> _What to produce_:
In the following material, identify every line holding the string "this" and return it.

> _Records supplied_:
+++++
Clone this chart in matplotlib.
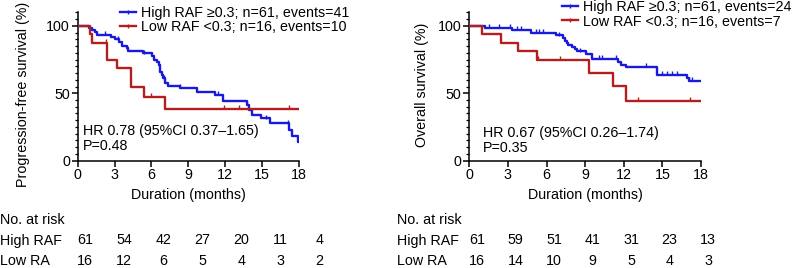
+++++
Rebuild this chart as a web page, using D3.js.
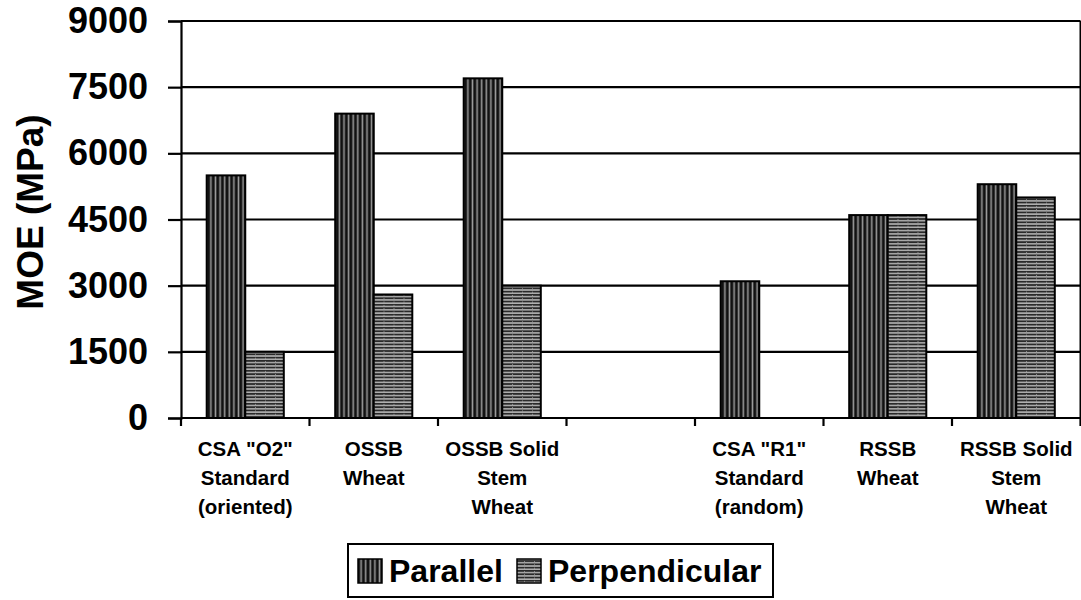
+++++
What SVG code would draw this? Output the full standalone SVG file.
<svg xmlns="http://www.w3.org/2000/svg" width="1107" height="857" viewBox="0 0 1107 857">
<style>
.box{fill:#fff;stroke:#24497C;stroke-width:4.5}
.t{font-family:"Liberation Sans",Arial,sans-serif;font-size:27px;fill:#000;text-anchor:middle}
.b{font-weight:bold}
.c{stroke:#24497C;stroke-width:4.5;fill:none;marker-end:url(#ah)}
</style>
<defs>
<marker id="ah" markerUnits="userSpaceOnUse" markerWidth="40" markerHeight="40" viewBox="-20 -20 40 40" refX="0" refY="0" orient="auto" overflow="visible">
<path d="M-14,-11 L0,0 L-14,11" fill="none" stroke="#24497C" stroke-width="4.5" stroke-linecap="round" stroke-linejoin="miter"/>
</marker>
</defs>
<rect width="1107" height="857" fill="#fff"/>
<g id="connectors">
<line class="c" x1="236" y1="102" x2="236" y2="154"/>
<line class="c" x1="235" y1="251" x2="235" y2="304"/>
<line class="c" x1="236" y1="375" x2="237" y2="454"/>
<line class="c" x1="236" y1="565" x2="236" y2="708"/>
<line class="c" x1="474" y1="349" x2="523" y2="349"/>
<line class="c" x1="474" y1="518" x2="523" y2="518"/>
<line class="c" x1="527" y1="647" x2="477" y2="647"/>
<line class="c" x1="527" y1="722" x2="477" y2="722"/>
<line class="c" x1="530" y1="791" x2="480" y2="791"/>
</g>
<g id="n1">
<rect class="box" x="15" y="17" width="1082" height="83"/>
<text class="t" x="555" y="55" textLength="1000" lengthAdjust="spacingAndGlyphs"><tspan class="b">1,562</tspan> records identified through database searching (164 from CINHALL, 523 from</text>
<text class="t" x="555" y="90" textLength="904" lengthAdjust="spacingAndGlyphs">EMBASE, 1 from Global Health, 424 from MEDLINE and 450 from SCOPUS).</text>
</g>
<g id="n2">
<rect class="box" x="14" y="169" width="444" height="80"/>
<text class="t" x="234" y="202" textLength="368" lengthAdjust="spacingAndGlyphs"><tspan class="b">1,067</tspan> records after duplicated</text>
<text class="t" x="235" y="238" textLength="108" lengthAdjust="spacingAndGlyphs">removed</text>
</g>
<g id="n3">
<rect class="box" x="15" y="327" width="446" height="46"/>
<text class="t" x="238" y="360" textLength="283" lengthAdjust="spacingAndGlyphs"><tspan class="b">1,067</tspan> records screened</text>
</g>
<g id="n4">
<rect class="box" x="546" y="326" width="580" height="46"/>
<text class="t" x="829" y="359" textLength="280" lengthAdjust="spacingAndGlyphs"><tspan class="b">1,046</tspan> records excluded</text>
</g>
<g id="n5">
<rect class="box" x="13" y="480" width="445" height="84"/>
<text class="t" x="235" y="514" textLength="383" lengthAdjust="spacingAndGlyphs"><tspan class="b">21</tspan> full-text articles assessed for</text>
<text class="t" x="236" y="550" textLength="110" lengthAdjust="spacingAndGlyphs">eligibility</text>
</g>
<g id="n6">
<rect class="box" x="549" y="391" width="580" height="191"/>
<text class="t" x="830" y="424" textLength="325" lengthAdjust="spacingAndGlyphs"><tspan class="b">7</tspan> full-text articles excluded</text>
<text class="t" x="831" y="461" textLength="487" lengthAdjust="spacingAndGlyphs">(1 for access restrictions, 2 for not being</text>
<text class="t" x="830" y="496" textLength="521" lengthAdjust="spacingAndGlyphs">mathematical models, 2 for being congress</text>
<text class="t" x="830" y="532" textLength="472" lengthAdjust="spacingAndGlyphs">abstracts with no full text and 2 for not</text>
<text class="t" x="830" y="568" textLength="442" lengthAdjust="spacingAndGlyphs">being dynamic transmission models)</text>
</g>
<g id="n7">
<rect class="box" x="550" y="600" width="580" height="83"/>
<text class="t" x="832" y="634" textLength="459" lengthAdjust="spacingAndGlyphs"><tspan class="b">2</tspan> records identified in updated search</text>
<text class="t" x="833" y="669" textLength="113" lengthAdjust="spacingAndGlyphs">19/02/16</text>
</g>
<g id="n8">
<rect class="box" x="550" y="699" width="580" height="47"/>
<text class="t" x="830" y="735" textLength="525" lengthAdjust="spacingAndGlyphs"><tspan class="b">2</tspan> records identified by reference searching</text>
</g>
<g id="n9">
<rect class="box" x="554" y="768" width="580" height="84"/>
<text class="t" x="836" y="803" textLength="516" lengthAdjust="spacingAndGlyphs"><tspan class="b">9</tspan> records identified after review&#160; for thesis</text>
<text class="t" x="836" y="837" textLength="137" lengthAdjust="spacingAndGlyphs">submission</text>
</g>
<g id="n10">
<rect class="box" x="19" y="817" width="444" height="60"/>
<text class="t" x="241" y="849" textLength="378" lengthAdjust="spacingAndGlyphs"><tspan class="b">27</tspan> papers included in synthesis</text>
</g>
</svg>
+++++
> _Response_:
Clone this chart in matplotlib.
Rebuild this chart as a web page, using D3.js.
What SVG code would draw this? Output the full standalone SVG file.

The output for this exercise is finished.